::: Recorded information :::
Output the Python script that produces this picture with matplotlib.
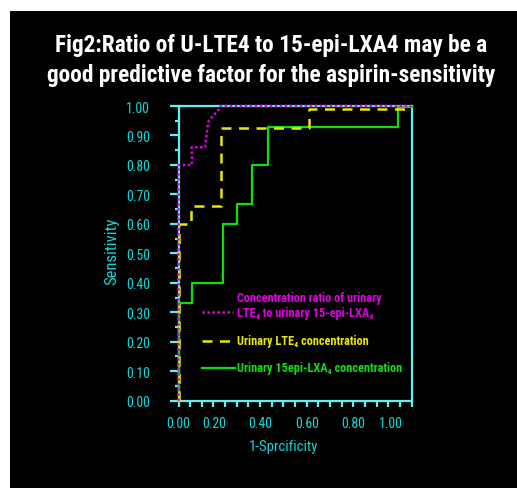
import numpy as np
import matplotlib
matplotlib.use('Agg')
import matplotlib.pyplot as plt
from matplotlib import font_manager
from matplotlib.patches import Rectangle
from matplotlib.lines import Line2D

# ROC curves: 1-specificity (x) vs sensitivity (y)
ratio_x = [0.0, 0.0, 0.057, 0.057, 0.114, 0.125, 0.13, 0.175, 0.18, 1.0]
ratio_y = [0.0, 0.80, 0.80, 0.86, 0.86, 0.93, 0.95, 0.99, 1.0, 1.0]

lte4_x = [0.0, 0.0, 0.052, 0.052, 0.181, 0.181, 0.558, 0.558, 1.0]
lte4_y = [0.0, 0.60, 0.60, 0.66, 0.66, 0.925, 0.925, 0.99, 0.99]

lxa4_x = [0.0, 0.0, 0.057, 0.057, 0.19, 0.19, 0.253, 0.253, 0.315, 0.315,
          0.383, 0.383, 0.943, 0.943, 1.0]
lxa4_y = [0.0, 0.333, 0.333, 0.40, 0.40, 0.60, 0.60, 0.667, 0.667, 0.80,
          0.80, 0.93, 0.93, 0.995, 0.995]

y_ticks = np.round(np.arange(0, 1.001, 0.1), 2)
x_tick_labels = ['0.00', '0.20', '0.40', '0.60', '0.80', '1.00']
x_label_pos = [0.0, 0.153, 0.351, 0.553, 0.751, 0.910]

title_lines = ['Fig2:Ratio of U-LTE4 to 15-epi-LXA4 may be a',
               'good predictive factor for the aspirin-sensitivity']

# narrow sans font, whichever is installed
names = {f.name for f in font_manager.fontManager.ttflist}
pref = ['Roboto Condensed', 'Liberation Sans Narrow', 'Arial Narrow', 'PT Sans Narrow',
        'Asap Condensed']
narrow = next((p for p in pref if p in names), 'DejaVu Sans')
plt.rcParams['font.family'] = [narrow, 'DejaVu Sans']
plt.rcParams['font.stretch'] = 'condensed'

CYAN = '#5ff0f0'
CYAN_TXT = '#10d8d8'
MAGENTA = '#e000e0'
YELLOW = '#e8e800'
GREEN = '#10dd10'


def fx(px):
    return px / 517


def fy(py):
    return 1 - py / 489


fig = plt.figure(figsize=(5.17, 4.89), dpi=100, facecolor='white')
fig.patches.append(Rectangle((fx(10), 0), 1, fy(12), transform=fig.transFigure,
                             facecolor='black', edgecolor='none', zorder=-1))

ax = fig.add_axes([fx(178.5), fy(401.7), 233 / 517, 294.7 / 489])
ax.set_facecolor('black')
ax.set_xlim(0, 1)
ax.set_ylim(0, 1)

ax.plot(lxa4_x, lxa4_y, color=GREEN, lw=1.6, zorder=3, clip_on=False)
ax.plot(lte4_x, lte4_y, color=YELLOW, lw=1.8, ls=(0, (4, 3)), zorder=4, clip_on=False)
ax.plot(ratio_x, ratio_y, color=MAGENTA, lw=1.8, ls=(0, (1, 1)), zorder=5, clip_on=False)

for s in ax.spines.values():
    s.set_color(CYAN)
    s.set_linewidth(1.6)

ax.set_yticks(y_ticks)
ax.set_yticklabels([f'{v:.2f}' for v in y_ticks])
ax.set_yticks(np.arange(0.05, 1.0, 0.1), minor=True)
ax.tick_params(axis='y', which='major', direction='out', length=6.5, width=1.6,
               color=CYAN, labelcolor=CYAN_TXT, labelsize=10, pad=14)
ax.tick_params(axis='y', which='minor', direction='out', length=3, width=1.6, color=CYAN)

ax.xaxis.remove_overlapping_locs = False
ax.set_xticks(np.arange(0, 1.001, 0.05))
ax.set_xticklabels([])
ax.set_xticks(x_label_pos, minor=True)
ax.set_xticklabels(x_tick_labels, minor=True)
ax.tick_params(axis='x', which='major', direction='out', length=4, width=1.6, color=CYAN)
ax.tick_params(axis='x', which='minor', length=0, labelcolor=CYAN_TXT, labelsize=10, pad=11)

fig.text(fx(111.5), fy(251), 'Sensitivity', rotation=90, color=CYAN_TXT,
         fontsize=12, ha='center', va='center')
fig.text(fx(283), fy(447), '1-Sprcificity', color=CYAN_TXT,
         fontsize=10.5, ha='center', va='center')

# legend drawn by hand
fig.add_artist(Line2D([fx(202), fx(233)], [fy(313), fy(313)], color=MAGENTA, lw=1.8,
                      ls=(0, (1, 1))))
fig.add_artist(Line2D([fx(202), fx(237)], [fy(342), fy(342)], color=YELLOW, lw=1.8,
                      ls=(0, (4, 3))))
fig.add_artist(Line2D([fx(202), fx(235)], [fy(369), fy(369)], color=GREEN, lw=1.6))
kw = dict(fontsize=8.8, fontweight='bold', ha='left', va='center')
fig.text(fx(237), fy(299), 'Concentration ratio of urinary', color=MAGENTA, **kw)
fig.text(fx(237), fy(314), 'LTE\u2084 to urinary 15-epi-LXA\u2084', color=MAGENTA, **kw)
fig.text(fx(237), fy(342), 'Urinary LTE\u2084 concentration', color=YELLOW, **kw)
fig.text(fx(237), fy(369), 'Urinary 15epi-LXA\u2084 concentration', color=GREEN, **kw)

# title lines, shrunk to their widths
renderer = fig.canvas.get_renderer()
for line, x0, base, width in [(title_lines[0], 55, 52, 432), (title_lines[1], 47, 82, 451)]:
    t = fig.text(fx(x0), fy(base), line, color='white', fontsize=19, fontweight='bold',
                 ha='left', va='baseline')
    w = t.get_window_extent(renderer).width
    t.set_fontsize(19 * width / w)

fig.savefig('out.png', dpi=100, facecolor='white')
:::
Exactly restate the lines from the beginning of the data through the line with "0.99, 1.0, 1.0]", and no others, keeping pictures out.

- [Answer for this exercise]:
Output the Python script that produces this picture with matplotlib.
import numpy as np
import matplotlib
matplotlib.use('Agg')
import matplotlib.pyplot as plt
from matplotlib import font_manager
from matplotlib.patches import Rectangle
from matplotlib.lines import Line2D

# ROC curves: 1-specificity (x) vs sensitivity (y)
ratio_x = [0.0, 0.0, 0.057, 0.057, 0.114, 0.125, 0.13, 0.175, 0.18, 1.0]
ratio_y = [0.0, 0.80, 0.80, 0.86, 0.86, 0.93, 0.95, 0.99, 1.0, 1.0]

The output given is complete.